The words of the wise, who have spoken true things concerning the deepest interests of man, though they are many and diversified, are pervaded by a spirit of unity. They are but separate beams of one central light.
The “shepherds” who have taught the Church by their words contained in the Scripture, though they lived in different ages, and belonged to widely diverse classes of society, have produced a volume which, in the highest sense, is one Book. It is one, not by an outward, but by an organic, unity. One living power fills and informs every part.

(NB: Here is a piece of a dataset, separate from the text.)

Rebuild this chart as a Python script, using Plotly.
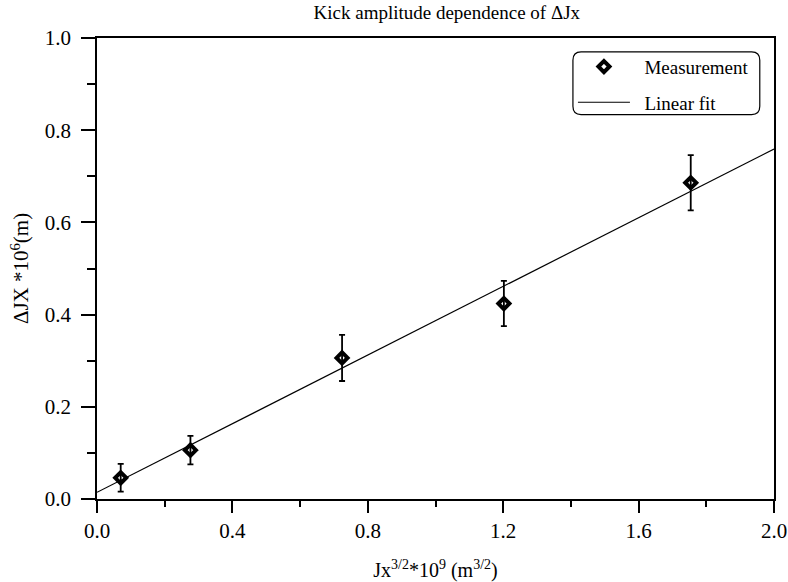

But this unity of Scripture, where is it? From what point shall we behold and recognize it? Surely from that in which those verses (Ephesians 1:9) will place us, when we regard it as the story of the knitting anew the broken relations between the Lord God and the race of man; of the bringing the First-begotten into the world, for the gathering together all the scattered and the sundered in Him; when we regard it as the true Paradise Regained—the true De Civitate Dei—even by a better title than those noble books which bear these names—the record of that mystery of God’s will which was working from the first to the end “that in the dispensation of the fulness of times He might gather together in one all things in Christ [Trench].